GIVEN EXERCISE: Skip the pictures. Set down, word for word, the lines from the start of the material up to and including the line with "200pt] (pp3) at".
* START INFORMATION PROVIDED *
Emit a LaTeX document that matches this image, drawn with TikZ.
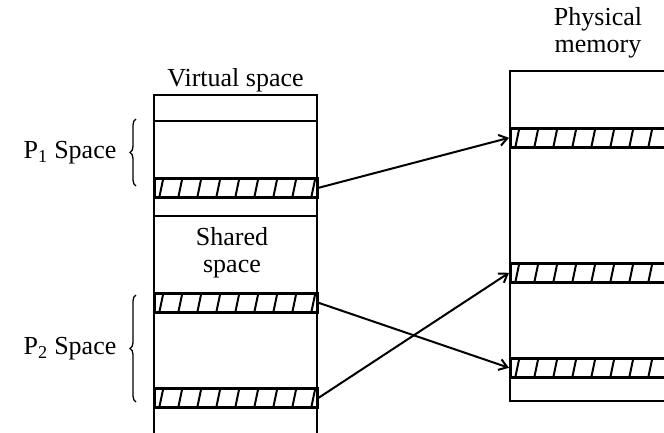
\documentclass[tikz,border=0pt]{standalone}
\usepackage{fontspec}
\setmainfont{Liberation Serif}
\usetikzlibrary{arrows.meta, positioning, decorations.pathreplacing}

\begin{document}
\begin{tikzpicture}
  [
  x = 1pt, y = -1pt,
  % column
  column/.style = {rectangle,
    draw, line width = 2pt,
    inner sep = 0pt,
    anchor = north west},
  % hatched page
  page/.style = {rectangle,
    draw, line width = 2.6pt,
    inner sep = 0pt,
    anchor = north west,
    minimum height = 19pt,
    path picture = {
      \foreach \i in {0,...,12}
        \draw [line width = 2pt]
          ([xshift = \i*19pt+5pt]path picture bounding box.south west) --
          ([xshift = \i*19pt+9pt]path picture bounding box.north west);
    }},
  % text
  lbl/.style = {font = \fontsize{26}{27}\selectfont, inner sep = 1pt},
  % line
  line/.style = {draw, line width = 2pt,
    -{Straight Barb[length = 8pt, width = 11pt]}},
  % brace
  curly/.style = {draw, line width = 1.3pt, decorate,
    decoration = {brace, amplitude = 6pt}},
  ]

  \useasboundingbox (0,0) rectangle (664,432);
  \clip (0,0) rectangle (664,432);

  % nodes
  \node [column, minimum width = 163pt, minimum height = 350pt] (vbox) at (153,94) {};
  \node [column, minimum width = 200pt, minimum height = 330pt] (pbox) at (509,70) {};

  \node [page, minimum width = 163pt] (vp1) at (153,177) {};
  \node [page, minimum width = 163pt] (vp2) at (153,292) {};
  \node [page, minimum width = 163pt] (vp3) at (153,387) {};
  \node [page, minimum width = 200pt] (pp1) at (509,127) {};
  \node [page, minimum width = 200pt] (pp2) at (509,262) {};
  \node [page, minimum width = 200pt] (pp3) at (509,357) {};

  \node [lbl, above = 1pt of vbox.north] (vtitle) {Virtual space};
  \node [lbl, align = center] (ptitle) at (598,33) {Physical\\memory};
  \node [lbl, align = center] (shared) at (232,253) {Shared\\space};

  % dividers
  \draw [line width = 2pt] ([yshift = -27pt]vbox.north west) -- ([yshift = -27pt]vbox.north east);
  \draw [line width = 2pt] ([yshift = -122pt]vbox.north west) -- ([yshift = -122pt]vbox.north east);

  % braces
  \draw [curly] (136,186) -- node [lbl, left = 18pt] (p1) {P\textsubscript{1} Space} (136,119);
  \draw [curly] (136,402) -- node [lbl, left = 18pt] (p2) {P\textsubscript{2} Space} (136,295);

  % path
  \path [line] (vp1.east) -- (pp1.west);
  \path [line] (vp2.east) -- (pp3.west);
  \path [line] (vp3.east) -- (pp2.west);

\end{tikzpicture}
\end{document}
* END INFORMATION PROVIDED *
RESULT OF THIS TASK:
Emit a LaTeX document that matches this image, drawn with TikZ.
\documentclass[tikz,border=0pt]{standalone}
\usepackage{fontspec}
\setmainfont{Liberation Serif}
\usetikzlibrary{arrows.meta, positioning, decorations.pathreplacing}

\begin{document}
\begin{tikzpicture}
  [
  x = 1pt, y = -1pt,
  % column
  column/.style = {rectangle,
    draw, line width = 2pt,
    inner sep = 0pt,
    anchor = north west},
  % hatched page
  page/.style = {rectangle,
    draw, line width = 2.6pt,
    inner sep = 0pt,
    anchor = north west,
    minimum height = 19pt,
    path picture = {
      \foreach \i in {0,...,12}
        \draw [line width = 2pt]
          ([xshift = \i*19pt+5pt]path picture bounding box.south west) --
          ([xshift = \i*19pt+9pt]path picture bounding box.north west);
    }},
  % text
  lbl/.style = {font = \fontsize{26}{27}\selectfont, inner sep = 1pt},
  % line
  line/.style = {draw, line width = 2pt,
    -{Straight Barb[length = 8pt, width = 11pt]}},
  % brace
  curly/.style = {draw, line width = 1.3pt, decorate,
    decoration = {brace, amplitude = 6pt}},
  ]

  \useasboundingbox (0,0) rectangle (664,432);
  \clip (0,0) rectangle (664,432);

  % nodes
  \node [column, minimum width = 163pt, minimum height = 350pt] (vbox) at (153,94) {};
  \node [column, minimum width = 200pt, minimum height = 330pt] (pbox) at (509,70) {};

  \node [page, minimum width = 163pt] (vp1) at (153,177) {};
  \node [page, minimum width = 163pt] (vp2) at (153,292) {};
  \node [page, minimum width = 163pt] (vp3) at (153,387) {};
  \node [page, minimum width = 200pt] (pp1) at (509,127) {};
  \node [page, minimum width = 200pt] (pp2) at (509,262) {};
  \node [page, minimum width = 200pt] (pp3) at (509,357) {};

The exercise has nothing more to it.